Eric Raimy sent me this link to another paper about DNA computing.  I discussed the relevance of this sort of technology to the Gallistel-King Conjecture (G-KC) before (here). The fact that this sort of work seems to be heating up is intellectually significant. How so? Well, quite often, intellectual life follows the technological cutting edge.  There is a reason why the ‘mind as computer’ analogy became really big in the mid 50s (I’ll let you guess why).  It won’t seem at all absurd to think that brains use large biological molecules to compute with if it turns out that we can use DNA, RNA and proteins in this way.  And as this paper indicates, it seems that our ability to do so is ever increasing.

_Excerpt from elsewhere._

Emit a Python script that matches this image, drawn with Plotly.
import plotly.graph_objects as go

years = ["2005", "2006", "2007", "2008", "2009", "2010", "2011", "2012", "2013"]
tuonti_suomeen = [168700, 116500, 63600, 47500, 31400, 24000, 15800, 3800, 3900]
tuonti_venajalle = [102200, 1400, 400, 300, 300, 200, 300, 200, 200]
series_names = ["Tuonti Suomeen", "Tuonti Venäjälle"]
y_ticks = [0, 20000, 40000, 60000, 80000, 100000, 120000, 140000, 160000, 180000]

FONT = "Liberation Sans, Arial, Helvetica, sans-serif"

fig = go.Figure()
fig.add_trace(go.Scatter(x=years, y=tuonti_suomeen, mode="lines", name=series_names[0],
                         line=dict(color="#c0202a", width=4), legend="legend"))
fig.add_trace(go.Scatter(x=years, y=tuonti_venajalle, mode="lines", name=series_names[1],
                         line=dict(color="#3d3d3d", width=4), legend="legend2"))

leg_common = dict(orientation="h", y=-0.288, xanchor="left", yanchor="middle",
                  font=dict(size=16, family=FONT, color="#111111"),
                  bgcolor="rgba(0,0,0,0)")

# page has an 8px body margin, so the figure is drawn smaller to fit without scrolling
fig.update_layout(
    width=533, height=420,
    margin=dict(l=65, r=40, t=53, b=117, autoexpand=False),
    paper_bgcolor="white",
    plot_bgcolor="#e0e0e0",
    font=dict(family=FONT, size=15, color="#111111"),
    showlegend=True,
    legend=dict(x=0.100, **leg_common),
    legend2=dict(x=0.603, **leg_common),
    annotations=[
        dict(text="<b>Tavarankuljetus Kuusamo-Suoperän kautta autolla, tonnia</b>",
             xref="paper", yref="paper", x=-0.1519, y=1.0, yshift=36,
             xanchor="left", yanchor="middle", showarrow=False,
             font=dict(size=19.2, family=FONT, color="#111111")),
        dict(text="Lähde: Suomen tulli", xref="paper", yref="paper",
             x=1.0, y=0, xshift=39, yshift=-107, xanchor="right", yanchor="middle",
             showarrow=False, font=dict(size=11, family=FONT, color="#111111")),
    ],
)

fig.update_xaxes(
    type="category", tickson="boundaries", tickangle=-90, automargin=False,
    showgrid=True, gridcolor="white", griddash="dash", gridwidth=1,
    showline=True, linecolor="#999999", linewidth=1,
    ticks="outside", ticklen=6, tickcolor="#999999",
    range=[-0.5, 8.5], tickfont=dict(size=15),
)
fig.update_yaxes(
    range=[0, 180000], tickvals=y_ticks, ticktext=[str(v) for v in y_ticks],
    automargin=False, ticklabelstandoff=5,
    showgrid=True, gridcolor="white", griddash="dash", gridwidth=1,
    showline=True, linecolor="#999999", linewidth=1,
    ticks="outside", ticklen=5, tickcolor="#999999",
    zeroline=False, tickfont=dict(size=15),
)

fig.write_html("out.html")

G-KC is a very bold proposal.  From where we sit right now there is every reason to think that it is wrong.  However, though I know very little about neuroscience beyond what my very smart friends and colleagues tell me, it does not seem at all obvious that conventional ways of thinking have really given us what we need (see here).  We don’t really know how spike trains carry information, we don’t know how to scale up neural nets so that they are feasible computational devices, we don’t know how to code the kinds of things that behavioral studies on both animals and humans indicate we need to explain mental capacities.

Moreover, behavioral studies provide overwhelming evidence for the claim that what we compute in a pretty conventional way; we can manipulate variables, bind them in various ways, provide a wide range of values for them, and do this very systematically. The Fodor-Pylyshyn and Marcus arguments stressing this seem to me basically correct.  We have no trouble modeling these capacities as standard programs (e.g. Sandiway Fong’s thesis does a fair job of this for a pretty interesting version of GB). Things get a lot hairier when we model these in neural nets.

Given this, the G-KC gains interest, especially when coupled with the constant improvement in the technology of DNA computing and G-K’s arguments concerning the physical limitations of standard neural net proposals.